Suiting Him Right Down To The Ground

We went to get The Pony's tuxedo for prom today.

As you might guess, The Pony doesn't really care what kind of tuxedo he gets. Doesn't even care if he has shoes to wear, since he will be walking on air beside his paramour, and maybe even holding her hand! I don't know that. I suspect he would dearly love to. But I'm not sure he would make such an advance, because if there's any human on the face of the earth whose feelings matter to The Pony, it's the feelings of his little gal.

I had been looking for tux rentals on the innernets. The only one I could remember was over in bill-paying town, from when both boys were in their brother's wedding.
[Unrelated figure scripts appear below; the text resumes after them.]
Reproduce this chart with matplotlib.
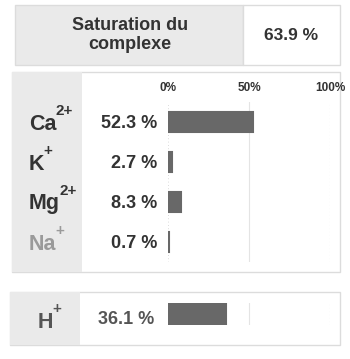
import matplotlib
matplotlib.use("Agg")
import matplotlib.pyplot as plt
from matplotlib.patches import Rectangle

plt.rcParams['font.family'] = ['Liberation Sans', 'DejaVu Sans']

# data
title = "Saturation du\ncomplexe"
saturation = "63.9 %"
ions = ["Ca", "K", "Mg", "Na"]
charges = ["2+", "+", "2+", "+"]
shares = [52.3, 2.7, 8.3, 0.7]
h_ion = "H"
h_charge = "+"
h_share = 36.1
tick_vals = [0, 50, 100]
tick_labels = ["0%", "50%", "100%"]

W, H = 350, 359
fig = plt.figure(figsize=(W / 100, H / 100), dpi=100)
fig.patch.set_facecolor("white")
renderer = fig.canvas.get_renderer()

# background layer in pixel coordinates
bg = fig.add_axes([0, 0, 1, 1])
bg.set_xlim(0, W)
bg.set_ylim(H, 0)
bg.axis("off")

cell_gray = "#eaeaea"
edge = "#dcdcdc"
txt = "#333333"
bar_col = "#686868"

# top block
bg.add_patch(Rectangle((15, 5), 228, 60, facecolor=cell_gray, edgecolor=edge, lw=1))
bg.add_patch(Rectangle((243, 5), 97, 60, facecolor="white", edgecolor=edge, lw=1))
bg.text(130, 35, title, ha="center", va="center", fontsize=13,
        fontweight="bold", color=txt, linespacing=1.1)
bg.text(291, 36, saturation, ha="center", va="center", fontsize=12.5,
        fontweight="bold", color=txt)

# cations block
bg.add_patch(Rectangle((12, 72), 328, 200, facecolor="white", edgecolor=edge, lw=1))
bg.add_patch(Rectangle((12, 72), 70, 200, facecolor=cell_gray, edgecolor="none"))

# H block
bg.add_patch(Rectangle((10, 292), 330, 53, facecolor="white", edgecolor=edge, lw=1))
bg.add_patch(Rectangle((10, 292), 70, 53, facecolor=cell_gray, edgecolor="none"))

x0, x1 = 168, 330


def bar_axes(top, bottom):
    ax = fig.add_axes([x0 / W, 1 - bottom / H, (x1 - x0) / W, (bottom - top) / H])
    ax.set_xlim(0, 100)
    ax.patch.set_alpha(0)
    for s in ax.spines.values():
        s.set_visible(False)
    ax.tick_params(left=False, bottom=False, labelleft=False, labelbottom=False)
    ax.axvline(50, color="#e4e4e4", lw=0.8, zorder=0)
    ax.axvline(100, color="#d0d0d0", lw=0.8, ls=(0, (1, 2)), zorder=0)
    ax.axvline(0, color="#d0d0d0", lw=0.6, ls=(0, (1, 3)), zorder=0)
    return ax


def ion_label(x, y, ion, charge, color):
    t = bg.text(x, y, ion, ha="left", va="center", fontsize=15.5,
                fontweight="bold", color=color)
    bb = t.get_window_extent(renderer)
    xr = bg.transData.inverted().transform((bb.x1, bb.y1))[0]
    bg.text(xr - 1, y - 13, charge, ha="left", va="center", fontsize=11,
            fontweight="bold", color=color)


ax = bar_axes(102, 262)
ypos = list(range(len(ions)))
ax.barh(ypos, shares, height=0.5, color=bar_col, edgecolor=bar_col, lw=1.5)
ax.set_ylim(len(ions) - 0.5, -0.5)
ax.xaxis.set_ticks_position("top")
ax.set_xticks(tick_vals)
ax.set_xticklabels(tick_labels, fontsize=8.5, fontweight="bold", color=txt)
ax.tick_params(top=False, labeltop=True, pad=2)

label_cols = [txt, txt, txt, "#9a9a9a"]
for i, (ion, ch, v) in enumerate(zip(ions, charges, shares)):
    yc = 122 + 40 * i
    ion_label(29, yc + 2, ion, ch, label_cols[i])
    bg.text(157, yc + 1, f"{v} %", ha="right", va="center", fontsize=13,
            fontweight="bold", color=txt)

axh = bar_axes(303, 325)
axh.barh([0], [h_share], height=1.0, color=bar_col, edgecolor=bar_col, lw=1.5)
axh.set_ylim(0.5, -0.5)
ion_label(38, 322, h_ion, h_charge, "#555555")
bg.text(154, 320, f"{h_share} %", ha="right", va="center", fontsize=13,
        fontweight="bold", color="#555555")

fig.savefig("out.png", dpi=100, facecolor="white")
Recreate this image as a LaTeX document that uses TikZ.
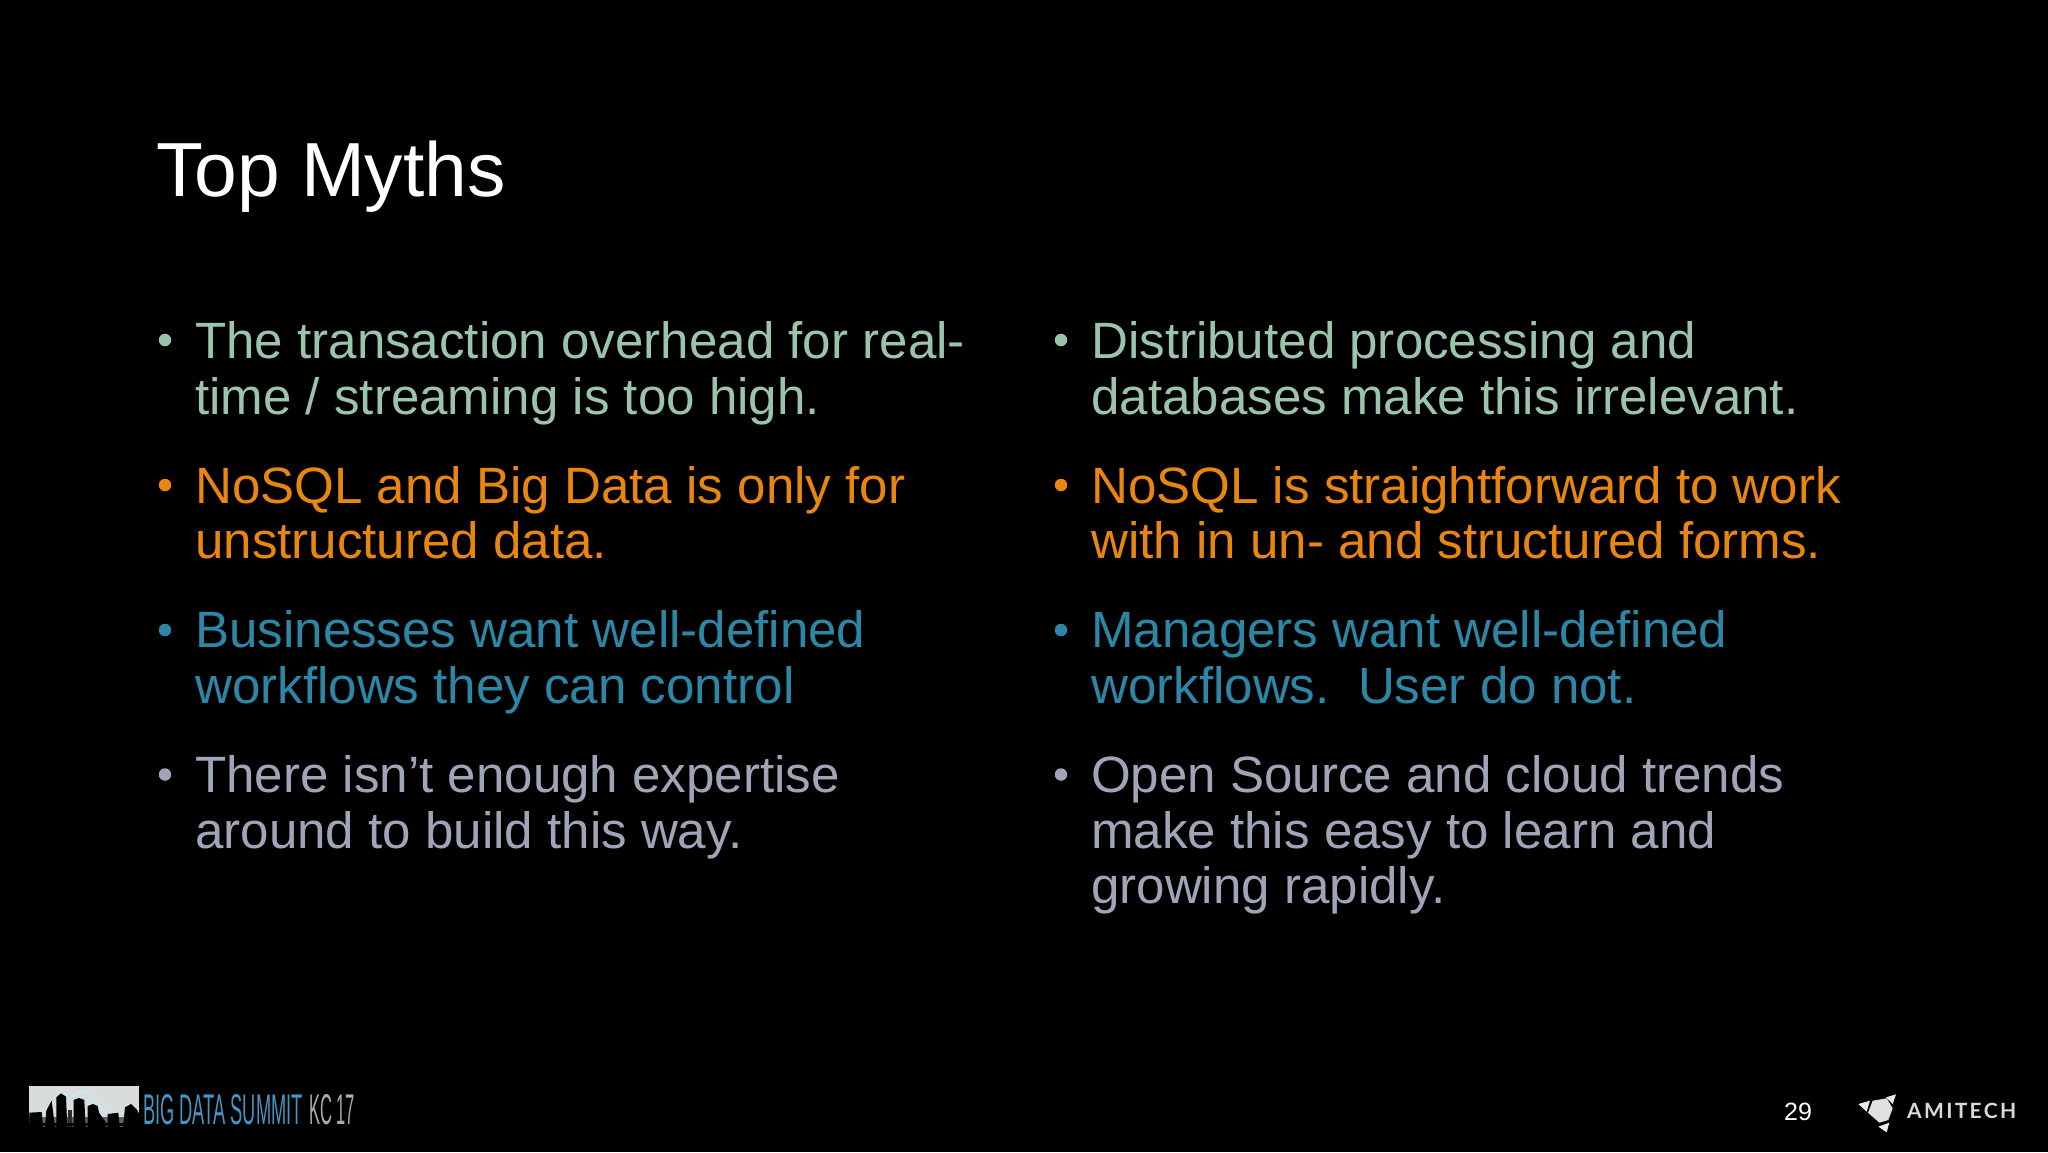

I saw one very close to Newmentia, with the unfortunate distinction of having "flower girl" in the name of the establishment. You know what that means. The Pony had no desire to go there and ask about tuxes, even though it showed the line they carry on their website. "Mom. I've never heard of anybody getting a tux there. I thought they only did flowers."

So today on our way to the third of our seven listed stops, but the fifth of our actual nine stops, we passed the flower girl. "Oh Mom. Did you see that? They had a sign in their window that said "Tux Rentals."

"No. I did not see that. We're already past it. Going to where you want to rent your tux." In all actuality, I had consulted my BFF Google, and then asked the #1 son about where he had gotten his two prom tuxes, and made my decision. It's right next door to my eye doctor that gave me the worst glasses I ever paid for. Which is not, I hope, an omen.

The place looked deserted. "I think it's upstairs for the tux rental. You drive around to the side." That Pony sure knows a lot for being ignorant of the ways of prom. That side of the establishment was also deserted. The Pony jumped out and galloped to the door to read the sign. "It says they opened at 10:00." Since it was already after 11:30, we went in. #1 said the people there were super nice. He was right.

The counter girl showed us a slanted countertop area much like the ones where you sit down to look at dress patterns in The Devil's Playground. Not that I sew a lot of dresses. Or even know if they still have that counter. But as a child, I spent many a minute sitting on those stools browsing through McCalls pattern books while waiting on Mom to make a decision.

"Oh, we already know what we want. I named off the collection, the tux style, the vest/tie color, and The Pony looked where she gestured at shirts, and picked the plain one (that costs $15.00 more) and the shiny shoes. All that was left was the measurin', the payin', and the cryin'.

And as an added bonus, they had a bathroom in the vestibule between the outer and inner doors.

I highly recommend this place. Unlike the optometrist next door.

2 comments:

Sioux Roslawski said...

I hope when he's gussied all up in his finery, you'll take his picture (perhaps he can hold a platter in front of his face?), so we know what a flashy show Pony he is...

Hillbilly Mom said...

Sioux,
Maybe he can find that wooden mask that Farmer H brought home from the auction several years ago. The one that scared me out of my skin when both #1 and The Pony took a turn wearing it down the steps to my dark basement lair. The one that The Pony swore moved by itself on the kitchen table.